BMW will start series production of the new iX3 at its Debrecen plant in Hungary in late October, opening the company’s newest factory and first site designed to run on renewable electricity only during normal operation, without fossil fuels.
The facility is built to the firm’s iFACTORY blueprint, emphasising efficient processes, digitalisation and employee-centred workflows.
BMW said the iX3’s production footprint falls to about 80kg CO2e (scope 1/2) when accounting for Debrecen and in-house parts from other group plants, roughly two-thirds lower than comparable BMW derivatives.
At Debrecen alone, emissions per vehicle, including the high-voltage battery, will drop by around 90% to about 34kg CO2e once the site reaches full capacity.
The paint shop delivers the biggest gains. Instead of gas, it uses electricity from renewable sources for the high-temperature curing process, cutting up to 12,000 tonnes of CO2e a year.
Power comes in part from a 50-hectare on-site photovoltaic field that will supply about a quarter of annual demand, supported by a 1,800m³ thermal storage system (130MWh) to bank surplus solar energy.

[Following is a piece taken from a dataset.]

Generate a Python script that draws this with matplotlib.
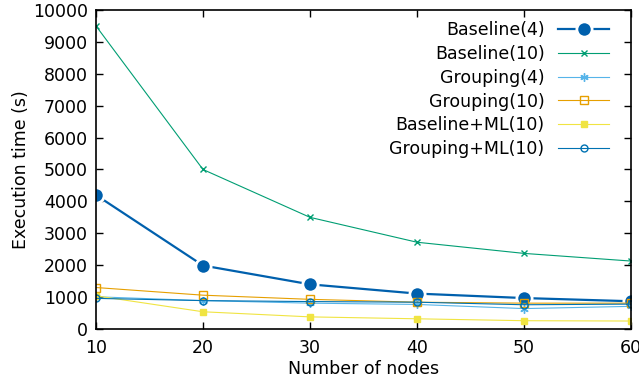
import matplotlib
matplotlib.use("Agg")
import matplotlib.pyplot as plt

nodes = [10, 20, 30, 40, 50, 60]
baseline4 = [4200, 1990, 1400, 1110, 970, 870]
baseline10 = [9500, 5000, 3500, 2720, 2370, 2130]
grouping4 = [1010, 890, 810, 770, 640, 710]
grouping10 = [1300, 1060, 930, 840, 810, 810]
baseline_ml10 = [1040, 540, 380, 320, 260, 250]
grouping_ml10 = [960, 890, 860, 840, 760, 780]

labels = ["Baseline(4)", "Baseline(10)", "Grouping(4)", "Grouping(10)",
          "Baseline+ML(10)", "Grouping+ML(10)"]

plt.rcParams['font.family'] = ['DejaVu Sans']
plt.rcParams['font.size'] = 12.5

fig = plt.figure(figsize=(6.39, 3.87), dpi=100)
ax = fig.add_axes([96/639, 1-329/387, (631-96)/639, (329-10)/387])

ax.plot(nodes, baseline4, color='#0060ad', lw=1.6, marker='o', ms=11,
        mfc='#0060ad', mec='white', mew=2, label=labels[0])
ax.plot(nodes, baseline10, color='#009e73', lw=0.8, marker='x', ms=5,
        mew=1, label=labels[1])
ax.plot(nodes, grouping4, color='#56b4e9', lw=0.8, marker=(6, 2, 0), ms=6,
        mew=1, label=labels[2])
ax.plot(nodes, grouping10, color='#e69f00', lw=0.8, marker='s', ms=6,
        mfc='none', mew=1, label=labels[3])
ax.plot(nodes, baseline_ml10, color='#f0e442', lw=0.8, marker='s', ms=5,
        mew=1, label=labels[4])
ax.plot(nodes, grouping_ml10, color='#0072b2', lw=0.8, marker='o', ms=5,
        mfc='none', mew=1, label=labels[5])

ax.set_xlim(10, 60)
ax.set_ylim(0, 10000)
ax.set_xticks(nodes)
ax.set_yticks(range(0, 10001, 1000))
ax.tick_params(direction='in', top=True, right=True, length=5, width=1)
ax.tick_params(axis='x', pad=7)
ax.tick_params(axis='y', pad=6)
for s in ax.spines.values():
    s.set_linewidth(1.2)
ax.set_xlabel("Number of nodes", labelpad=2)
ax.set_ylabel("Execution time (s)", labelpad=2)

ax.legend(loc='upper right', markerfirst=False, frameon=False,
          handlelength=2.9, handletextpad=0.8, labelspacing=0.33,
          borderaxespad=0.2, bbox_to_anchor=(0.978, 0.997))

fig.savefig("out.png", dpi=100)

A heat-recovery grid that captures waste energy from compressed air, ovens and cooling adds a further saving of up to 10%.
The plant is planned and validated as a “virtual factory,” allowing production lines to be installed to a digital twin.
On the line, BMW’s in-house AIQX platform automates quality checks with sensors and camera systems, while vehicles, tools and components are connected in real time.
Logistics use a “finger structure” layout so 80% of parts arrive at the correct assembly point; autonomous tugger trains move high-voltage batteries and smart robots deliver smaller components.
Debrecen will also lead BMW’s Gen6 high-voltage battery rollout as the first of five global sites to begin series production, with packs assembled on site under a “local for local” approach.
Capacity ramps up in stages, and the iX3 will spearhead the Neue Klasse technology that BMW plans to cascade across 40 new models and updates by 2027.